Organisational Transformation Evidence

  • Agile Methodology Adoption: Successfully transitioned entire delivery organisation from waterfall to lightweight scrum process with quarterly planning and OKRs
  • Cultural Change Management: Embedded QCE practices within incumbent supplier teams through collaborative workshops and hands-on training
  • Regulatory Integration: Demonstrated that agile practices and regulatory compliance (FCA, PCI DSS) are complementary rather than conflicting
  • Sustained Improvement: Established foundation for ongoing platform evolution with expanded innovation platform programme

Lessons, Patterns & Future State

  • What Worked Well: The embedded approach with full transparency from incumbent suppliers proved essential for understanding and transforming entrenched delivery practices. Our enablement methodology successfully transferred capabilities to existing teams rather than creating dependency, ensuring sustainable improvement. The combination of organisational change (waterfall to agile) with technical transformation (containerisation, IaC, automation) addressed both process and technology barriers simultaneously.
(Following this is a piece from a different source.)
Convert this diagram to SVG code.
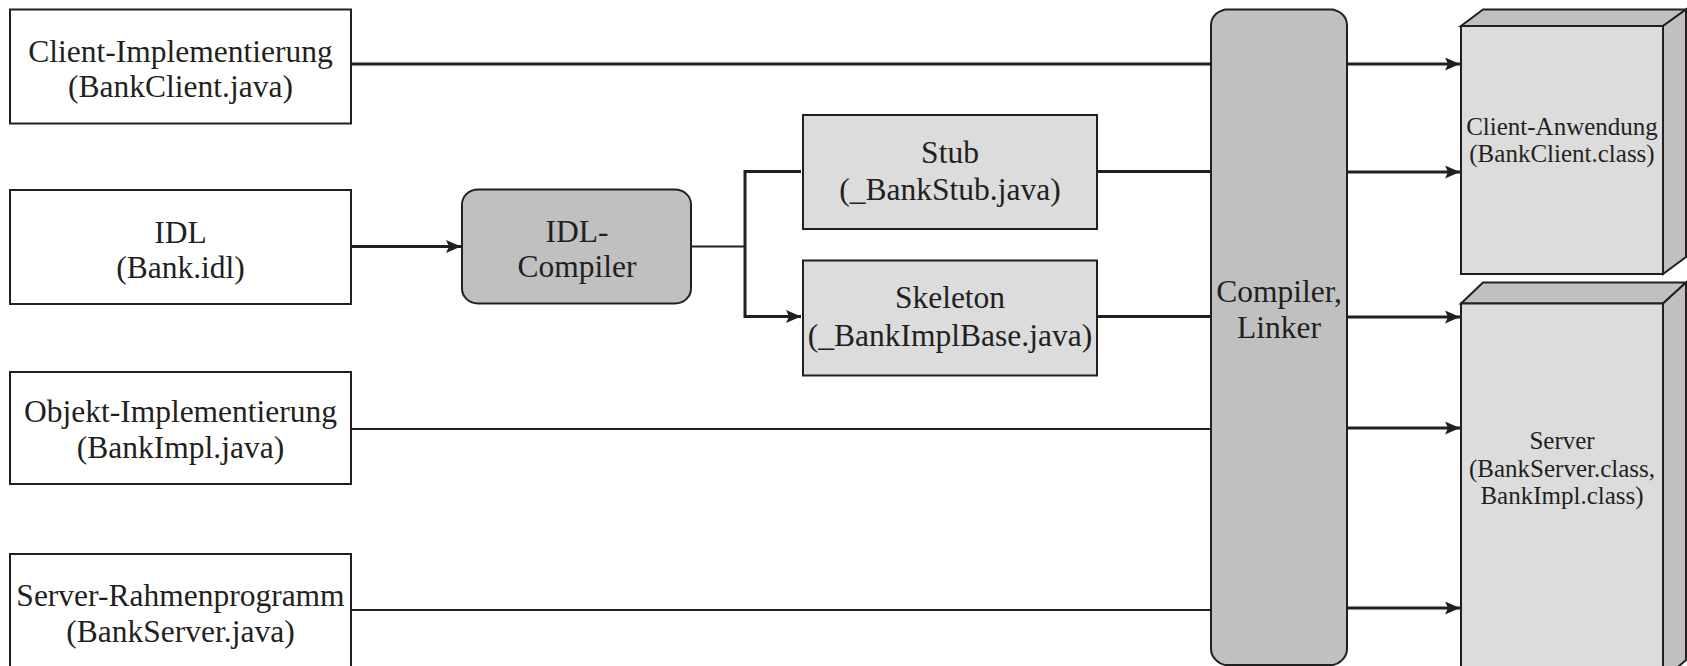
<svg xmlns="http://www.w3.org/2000/svg" width="1687" height="666" viewBox="0 0 1687 666">
<defs>
<style>
.box{fill:#ffffff;stroke:#231f20;stroke-width:2}
.lt{fill:#dcdcdc;stroke:#231f20;stroke-width:2}
.dk{fill:#c0c0c0;stroke:#231f20;stroke-width:2}
.t{font-size:31.5px}
.s{font-size:25px}
.thick{stroke:#231f20;stroke-width:3;fill:none}
.thin{stroke:#231f20;stroke-width:1.8;fill:none}
.arr{marker-end:url(#ah)}
</style>
<marker id="ah" markerUnits="userSpaceOnUse" markerWidth="16" markerHeight="14" refX="15" refY="6.5" orient="auto">
<path d="M0,0 L15,6.5 L0,13 L3,6.5 z" fill="#231f20"/>
</marker>
</defs>

<g id="connectors">
<line class="thick" x1="351" y1="64" x2="1212" y2="64"/>
<line class="thick arr" x1="351" y1="246.5" x2="461" y2="246.5"/>
<line class="thin" x1="691" y1="246.5" x2="745" y2="246.5"/>
<polyline class="thick arr" points="801,171.5 745,171.5 745,316.5 801,316.5"/>
<line class="thick" x1="1097" y1="171.5" x2="1212" y2="171.5"/>
<line class="thick" x1="1097" y1="316.5" x2="1212" y2="316.5"/>
<line class="thin" x1="351" y1="429" x2="1212" y2="429"/>
<line class="thin" x1="351" y1="610" x2="1212" y2="610"/>
<line class="thick arr" x1="1347" y1="64" x2="1460" y2="64"/>
<line class="thick arr" x1="1347" y1="172" x2="1460" y2="172"/>
<line class="thick arr" x1="1347" y1="317" x2="1460" y2="317"/>
<line class="thick arr" x1="1347" y1="428" x2="1460" y2="428"/>
<line class="thick arr" x1="1346" y1="608" x2="1460" y2="608"/>
</g>

<g font-family="'Liberation Serif', 'Times New Roman', Tinos, 'DejaVu Serif', serif" fill="#231f20" text-anchor="middle">
<g id="client-impl">
<rect class="box" x="10" y="9.5" width="341" height="114"/>
<text class="t" x="180.5" y="62">Client-Implementierung</text>
<text class="t" x="180.5" y="96.5">(BankClient.java)</text>
</g>

<g id="idl">
<rect class="box" x="10" y="190" width="341" height="114"/>
<text class="t" x="180.5" y="242.5">IDL</text>
<text class="t" x="180.5" y="277.5">(Bank.idl)</text>
</g>

<g id="objekt-impl">
<rect class="box" x="10" y="372" width="341" height="112"/>
<text class="t" x="180.5" y="421.5">Objekt-Implementierung</text>
<text class="t" x="180.5" y="458">(BankImpl.java)</text>
</g>

<g id="server-rahmen">
<rect class="box" x="10" y="554" width="341" height="130"/>
<text class="t" x="180.5" y="606">Server-Rahmenprogramm</text>
<text class="t" x="180.5" y="641.5">(BankServer.java)</text>
</g>

<g id="idl-compiler">
<rect class="dk" x="462" y="189.5" width="229" height="114" rx="16" ry="15"/>
<text class="t" x="577" y="241.5">IDL-</text>
<text class="t" x="577" y="277">Compiler</text>
</g>

<g id="stub">
<rect class="lt" x="803" y="115" width="294" height="114"/>
<text class="t" x="950" y="163">Stub</text>
<text class="t" x="950" y="200">(_BankStub.java)</text>
</g>

<g id="skeleton">
<rect class="lt" x="803" y="260.5" width="294" height="115"/>
<text class="t" x="950" y="307.5">Skeleton</text>
<text class="t" x="950" y="345.5">(_BankImplBase.java)</text>
</g>

<g id="compiler-linker">
<path class="dk" d="M1225,9.5 L1333,9.5 Q1338,11 1341,13 Q1347,18 1347,25 L1347,649 Q1347,656 1341,661 Q1338,664 1333,665 L1225,665 Q1220,664 1217,661 Q1211,656 1211,649 L1211,25 Q1211,18 1217,13 Q1220,11 1225,9.5 z"/>
<text class="t" x="1279" y="302">Compiler,</text>
<text class="t" x="1279" y="338">Linker</text>
</g>

<g id="client-app">
<polygon class="dk" points="1461,26 1483,9.5 1686,9.5 1663,26"/>
<polygon class="dk" points="1663,26 1686,9.5 1686,257 1663,274"/>
<rect class="lt" x="1461" y="26" width="202" height="248"/>
<text class="s" x="1562" y="135">Client-Anwendung</text>
<text class="s" x="1562" y="162">(BankClient.class)</text>
</g>

<g id="server-app">
<polygon class="dk" points="1461,303.5 1483,282.5 1686,282.5 1663,303.5"/>
<polygon class="dk" points="1663,303.5 1686,282.5 1686,660 1663,680"/>
<rect class="lt" x="1461" y="303.5" width="202" height="380"/>
<text class="s" x="1562" y="448.5">Server</text>
<text class="s" x="1562" y="476.5">(BankServer.class,</text>
<text class="s" x="1562" y="503.5">BankImpl.class)</text>
</g>
</g>
</svg>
  • Challenges Overcome: Working within strict regulatory constraints (FCA, PCI DSS) whilst implementing rapid transformation required careful balance of compliance and agility. The on-site engagement model was crucial for addressing cultural and process challenges alongside technical activities. Managing multiple incumbent suppliers during transformation required diplomatic coordination and clear value demonstration to maintain cooperation.

  • Key Takeaway for Similar Engagements: Platform reliability transformation in regulated environments requires simultaneous organisational and technical change - neither alone is sufficient. The embedded approach with existing supplier collaboration is more effective than replacement, particularly when regulatory continuity is essential. Database performance can often be the hidden bottleneck affecting user experience even when application layers appear functional.

  • Replicable Assets Created:

    • Shift-Left Framework for Regulated Environments: Automated security and compliance checking compatible with PCI DSS and FCA requirements
    • Containerised Local Development Pattern: Docker Compose setup eliminating environment dependencies for complex platforms
    • IaC Templates for Team Independence: Infrastructure as Code patterns enabling application teams to own complete change lifecycle
    • Agile Transformation Playbook: Methodology for transitioning waterfall organisations to agile delivery with regulatory compliance
    • Real-Time Route to Live Dashboard: IP developed for measuring SDLC gates and identifying blockers before impact
  • Client's Future State / Next Steps: With platform stability achieved and reliable delivery practices embedded, Collinson has expanded ClearRoute involvement into additional innovation platform programme. This next phase focuses on evolving their cloud platform to provide self-service capabilities and further developer experience improvements, building on the solid foundation of reliability and compliance established during the initial transformation.

Regulatory Environment Learnings

  • Compliance as Enabler: Automated compliance checking actually accelerated delivery by removing manual verification bottlenecks
  • Security Integration: Embedding security practices into pipelines improved both compliance and developer experience
  • Audit Trail Automation: Automated documentation and audit trails reduced regulatory overhead whilst improving visibility

Multi-Supplier Coordination Insights

  • Collaborative Transformation: Working with incumbent suppliers rather than replacing them enabled faster knowledge transfer and reduced resistance
  • Transparency Requirements: Full access and transparency from all suppliers was essential for understanding systemic issues
  • Enablement Over Replacement: Our approach of embedding capabilities within existing teams proved more sustainable than creating new dependencies

This engagement demonstrated that even crisis-level platform reliability issues can be transformed rapidly when organisational change management and technical excellence are applied together with appropriate regulatory consideration and stakeholder collaboration.